> **Task description**:
Go through the data and copy every line exactly, but not the images.

Begin

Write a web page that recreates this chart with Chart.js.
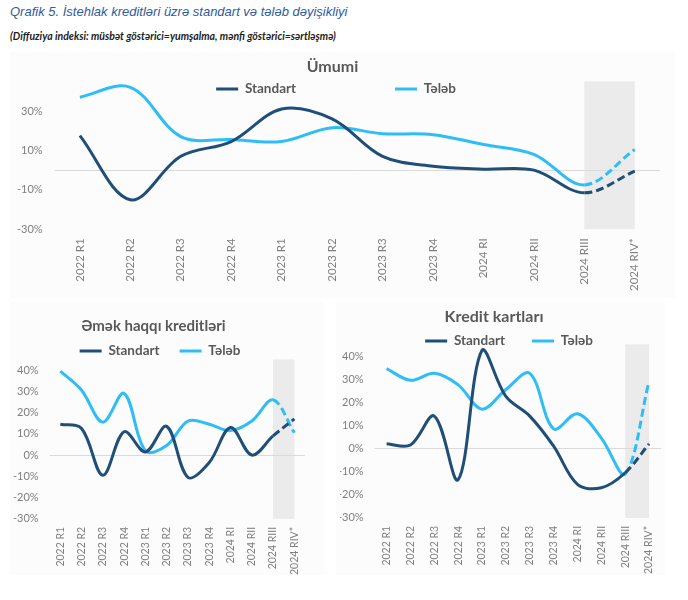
<!DOCTYPE html>
<html><head><meta charset="utf-8">
<script src="https://cdn.jsdelivr.net/npm/chart.js@4"></script>
<style>
body{margin:0;background:#fff;width:688px;height:600px;position:relative;overflow:hidden;font-family:'Lato',sans-serif}
#h1{position:absolute;left:10px;top:4px;font:italic 13px 'Liberation Sans',Arial,sans-serif;color:#2E5C9E;white-space:nowrap}
#h2{position:absolute;left:10px;top:30px;font:italic bold 10.5px 'Lato',sans-serif;color:#222;white-space:nowrap}
canvas{position:absolute}
.panel{position:absolute;background:#FCFCFC}
</style></head><body>
<div class="panel" style="left:10px;top:52px;width:665px;height:246px"></div>
<div class="panel" style="left:10px;top:302px;width:315px;height:273px"></div>
<div class="panel" style="left:336px;top:302px;width:329px;height:273px"></div>
<div id="h1">Qrafik 5. İstehlak kreditləri üzrə standart və tələb dəyişikliyi</div>
<div id="h2">(Diffuziya indeksi: müsbət göstərici=yumşalma, mənfi göstərici=sərtləşmə)</div>
<canvas id="c1" width="688" height="250" style="left:0;top:50px"></canvas>
<canvas id="c2" width="335" height="290" style="left:0;top:300px"></canvas>
<canvas id="c3" width="348" height="290" style="left:340px;top:300px"></canvas>
<script>
// ---- data ----
const categories = ['2022 R1','2022 R2','2022 R3','2022 R4','2023 R1','2023 R2','2023 R3','2023 R4','2024 RI','2024 RII','2024 RIII','2024 RIV*'];
const seriesNames = ['Standart','Tələb'];
const umumiStandart = [17.5, -15, 7, 14.5, 31, 26, 7, 2, 0.5, 0, -11.5, -0.5];
const umumiTeleb    = [37, 42, 17, 15.5, 14.5, 21.5, 18.5, 18, 13, 8, -7.5, 10.5];
const emekStandart  = [14.5, 12.5, -9.5, 11, 1.5, 13.5, -10.5, -3.5, 13, 0, 9, 17];
const emekTeleb     = [39.5, 30.5, 15.5, 29, 2, 4.5, 16, 14.5, 11.5, 16, 26, 10.5];
const kartStandart  = [2, 1.5, 14, -13.5, 42.5, 22.5, 14, 1, -15.5, -17, -10.5, 2];
const kartTeleb     = [34.5, 29.5, 32.5, 27.5, 17, 25.5, 32.5, 8.5, 15, 4.5, -11, 29];
const topTicks = [-30, -10, 10, 30];
const bottomTicks = [-30, -20, -10, 0, 10, 20, 30, 40];
const yMin = -30, yMax = 45;
const shadeFrom = '2024 RIII', shadeTo = '2024 RIV*';

const NAVY = '#1F4E79', LIGHT = '#2EBDF7';

const shadePlugin = {
  id: 'shade',
  beforeDatasetsDraw(chart) {
    const {ctx, chartArea: a, scales: {x, y}} = chart;
    const x0 = x.getPixelForValue(categories.indexOf(shadeFrom));
    const x1 = x.getPixelForValue(categories.indexOf(shadeTo));
    const yt = y.getPixelForValue(yMax);
    ctx.save();
    ctx.fillStyle = '#EBEBEB';
    ctx.fillRect(x0, yt, x1 - x0, a.bottom - yt);
    const z = Math.round(y.getPixelForValue(0)) + 0.5;
    ctx.strokeStyle = '#DADADA';
    ctx.lineWidth = 1;
    ctx.beginPath(); ctx.moveTo(a.left, z); ctx.lineTo(a.right, z); ctx.stroke();
    ctx.restore();
  }
};
const legendPlace = {
  id: 'legendPlace',
  afterLayout(chart, args, o) {
    const lg = chart.legend; if (!lg) return;
    const p = lg.options.labels.padding;
    lg.left = o.cx - 1000; lg.right = o.cx + 1000;
    lg.top = o.cy - p - o.fs / 2; lg.bottom = lg.top + o.fs + 2 * p + 4;
    lg.height = lg.bottom - lg.top; lg.width = 2000;
  }
};

function makeChart(id, title, std, tel, yTicks, L) {
  const n = categories.length;
  const mk = (label, data, color) => ({
    label, data, borderColor: color, backgroundColor: color, borderWidth: 3,
    pointRadius: 0, tension: 0.35, fill: false,
    segment: { borderDash: c => c.p0DataIndex === n - 2 ? [8, 4] : undefined }
  });
  return new Chart(document.getElementById(id), {
    type: 'line',
    data: { labels: categories, datasets: [mk(seriesNames[0], std, NAVY), mk(seriesNames[1], tel, LIGHT)] },
    plugins: [shadePlugin, legendPlace],
    options: {
      responsive: false, animation: false, events: [],
      layout: { padding: L.pad },
      plugins: {
        title: { display: true, text: title, color: '#595959',
          font: { family: 'Lato', size: L.tfs, weight: 'bold' }, padding: L.tpad },
        legend: { position: 'top', maxHeight: 1,
          labels: { boxWidth: 22, boxHeight: 3, padding: L.gap, color: '#595959',
            font: { family: 'Lato', size: 13.5, weight: 'bold' },
            generateLabels: ch => ch.data.datasets.map((d, i) => ({
              text: d.label, fillStyle: d.borderColor, strokeStyle: d.borderColor,
              lineWidth: 0, fontColor: '#595959', datasetIndex: i, hidden: false })) } },
        legendPlace: { cx: L.cx, cy: L.cy, fs: 13.5 },
        tooltip: { enabled: false }
      },
      scales: {
        x: { offset: true, grid: { display: false, drawTicks: false }, border: { display: false },
          ticks: { color: '#7F7F7F', font: { family: 'Lato', size: L.xfs }, minRotation: 90, maxRotation: 90,
            padding: L.xpad, autoSkip: false } },
        y: { min: yMin, max: yMax, grid: { display: false, drawTicks: false }, border: { display: false },
          afterBuildTicks: ax => { ax.ticks = yTicks.map(v => ({ value: v })); },
          ticks: { color: '#7F7F7F', font: { family: 'Lato', size: 11 }, padding: L.ypad,
            callback: v => v + '%' } }
      }
    }
  });
}

makeChart('c1', 'Ümumi', umumiStandart, umumiTeleb, topTicks,
  { pad: { left: 5, right: 28, top: 0, bottom: 0 }, tfs: 16, tpad: { top: 7.6, bottom: 3.6 },
    gap: 99, cx: 336, cy: 39, xfs: 11.5, xpad: 9, ypad: 12 });
makeChart('c2', 'Əmək haqqı kreditləri', emekStandart, emekTeleb, bottomTicks,
  { pad: { left: 2, right: 30, top: 0, bottom: 7 }, tfs: 15, tpad: { top: 17.2, bottom: 23.2 },
    gap: 20, cx: 160, cy: 51, xfs: 10.5, xpad: 8, ypad: 11 });
makeChart('c3', 'Kredit kartları', kartStandart, kartTeleb, bottomTicks,
  { pad: { left: -13, right: 27, top: 0, bottom: 8 }, tfs: 16, tpad: { top: 7.6, bottom: 16.6 },
    gap: 27, cx: 169, cy: 41, xfs: 10.5, xpad: 8, ypad: 11 });
</script>
</body></html>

End

> **Correct response**:
Write a web page that recreates this chart with Chart.js.
<!DOCTYPE html>
<html><head><meta charset="utf-8">
<script src="https://cdn.jsdelivr.net/npm/chart.js@4"></script>
<style>
body{margin:0;background:#fff;width:688px;height:600px;position:relative;overflow:hidden;font-family:'Lato',sans-serif}
#h1{position:absolute;left:10px;top:4px;font:italic 13px 'Liberation Sans',Arial,sans-serif;color:#2E5C9E;white-space:nowrap}
#h2{position:absolute;left:10px;top:30px;font:italic bold 10.5px 'Lato',sans-serif;color:#222;white-space:nowrap}
canvas{position:absolute}
.panel{position:absolute;background:#FCFCFC}
</style></head><body>
<div class="panel" style="left:10px;top:52px;width:665px;height:246px"></div>
<div class="panel" style="left:10px;top:302px;width:315px;height:273px"></div>
<div class="panel" style="left:336px;top:302px;width:329px;height:273px"></div>
<div id="h1">Qrafik 5. İstehlak kreditləri üzrə standart və tələb dəyişikliyi</div>
<div id="h2">(Diffuziya indeksi: müsbət göstərici=yumşalma, mənfi göstərici=sərtləşmə)</div>
<canvas id="c1" width="688" height="250" style="left:0;top:50px"></canvas>
<canvas id="c2" width="335" height="290" style="left:0;top:300px"></canvas>
<canvas id="c3" width="348" height="290" style="left:340px;top:300px"></canvas>
<script>
// ---- data ----
const categories = ['2022 R1','2022 R2','2022 R3','2022 R4','2023 R1','2023 R2','2023 R3','2023 R4','2024 RI','2024 RII','2024 RIII','2024 RIV*'];
const seriesNames = ['Standart','Tələb'];
const umumiStandart = [17.5, -15, 7, 14.5, 31, 26, 7, 2, 0.5, 0, -11.5, -0.5];
const umumiTeleb    = [37, 42, 17, 15.5, 14.5, 21.5, 18.5, 18, 13, 8, -7.5, 10.5];
const emekStandart  = [14.5, 12.5, -9.5, 11, 1.5, 13.5, -10.5, -3.5, 13, 0, 9, 17];
const emekTeleb     = [39.5, 30.5, 15.5, 29, 2, 4.5, 16, 14.5, 11.5, 16, 26, 10.5];
const kartStandart  = [2, 1.5, 14, -13.5, 42.5, 22.5, 14, 1, -15.5, -17, -10.5, 2];
const kartTeleb     = [34.5, 29.5, 32.5, 27.5, 17, 25.5, 32.5, 8.5, 15, 4.5, -11, 29];
const topTicks = [-30, -10, 10, 30];
const bottomTicks = [-30, -20, -10, 0, 10, 20, 30, 40];
const yMin = -30, yMax = 45;
const shadeFrom = '2024 RIII', shadeTo = '2024 RIV*';

const NAVY = '#1F4E79', LIGHT = '#2EBDF7';

const shadePlugin = {
  id: 'shade',
  beforeDatasetsDraw(chart) {
    const {ctx, chartArea: a, scales: {x, y}} = chart;
    const x0 = x.getPixelForValue(categories.indexOf(shadeFrom));
    const x1 = x.getPixelForValue(categories.indexOf(shadeTo));
    const yt = y.getPixelForValue(yMax);
    ctx.save();
    ctx.fillStyle = '#EBEBEB';
    ctx.fillRect(x0, yt, x1 - x0, a.bottom - yt);
    const z = Math.round(y.getPixelForValue(0)) + 0.5;
    ctx.strokeStyle = '#DADADA';
    ctx.lineWidth = 1;
    ctx.beginPath(); ctx.moveTo(a.left, z); ctx.lineTo(a.right, z); ctx.stroke();
    ctx.restore();
  }
};
const legendPlace = {
  id: 'legendPlace',
  afterLayout(chart, args, o) {
    const lg = chart.legend; if (!lg) return;
    const p = lg.options.labels.padding;
    lg.left = o.cx - 1000; lg.right = o.cx + 1000;
    lg.top = o.cy - p - o.fs / 2; lg.bottom = lg.top + o.fs + 2 * p + 4;
    lg.height = lg.bottom - lg.top; lg.width = 2000;
  }
};

function makeChart(id, title, std, tel, yTicks, L) {
  const n = categories.length;
  const mk = (label, data, color) => ({
    label, data, borderColor: color, backgroundColor: color, borderWidth: 3,
    pointRadius: 0, tension: 0.35, fill: false,
    segment: { borderDash: c => c.p0DataIndex === n - 2 ? [8, 4] : undefined }
  });
  return new Chart(document.getElementById(id), {
    type: 'line',
    data: { labels: categories, datasets: [mk(seriesNames[0], std, NAVY), mk(seriesNames[1], tel, LIGHT)] },
    plugins: [shadePlugin, legendPlace],
    options: {
      responsive: false, animation: false, events: [],
      layout: { padding: L.pad },
      plugins: {
        title: { display: true, text: title, color: '#595959',
          font: { family: 'Lato', size: L.tfs, weight: 'bold' }, padding: L.tpad },
        legend: { position: 'top', maxHeight: 1,
          labels: { boxWidth: 22, boxHeight: 3, padding: L.gap, color: '#595959',
            font: { family: 'Lato', size: 13.5, weight: 'bold' },
            generateLabels: ch => ch.data.datasets.map((d, i) => ({
              text: d.label, fillStyle: d.borderColor, strokeStyle: d.borderColor,
              lineWidth: 0, fontColor: '#595959', datasetIndex: i, hidden: false })) } },
        legendPlace: { cx: L.cx, cy: L.cy, fs: 13.5 },
        tooltip: { enabled: false }
      },
      scales: {
        x: { offset: true, grid: { display: false, drawTicks: false }, border: { display: false },
          ticks: { color: '#7F7F7F', font: { family: 'Lato', size: L.xfs }, minRotation: 90, maxRotation: 90,
            padding: L.xpad, autoSkip: false } },
        y: { min: yMin, max: yMax, grid: { display: false, drawTicks: false }, border: { display: false },
          afterBuildTicks: ax => { ax.ticks = yTicks.map(v => ({ value: v })); },
          ticks: { color: '#7F7F7F', font: { family: 'Lato', size: 11 }, padding: L.ypad,
            callback: v => v + '%' } }
      }
    }
  });
}

makeChart('c1', 'Ümumi', umumiStandart, umumiTeleb, topTicks,
  { pad: { left: 5, right: 28, top: 0, bottom: 0 }, tfs: 16, tpad: { top: 7.6, bottom: 3.6 },
    gap: 99, cx: 336, cy: 39, xfs: 11.5, xpad: 9, ypad: 12 });
makeChart('c2', 'Əmək haqqı kreditləri', emekStandart, emekTeleb, bottomTicks,
  { pad: { left: 2, right: 30, top: 0, bottom: 7 }, tfs: 15, tpad: { top: 17.2, bottom: 23.2 },
    gap: 20, cx: 160, cy: 51, xfs: 10.5, xpad: 8, ypad: 11 });
makeChart('c3', 'Kredit kartları', kartStandart, kartTeleb, bottomTicks,
  { pad: { left: -13, right: 27, top: 0, bottom: 8 }, tfs: 16, tpad: { top: 7.6, bottom: 16.6 },
    gap: 27, cx: 169, cy: 41, xfs: 10.5, xpad: 8, ypad: 11 });
</script>
</body></html>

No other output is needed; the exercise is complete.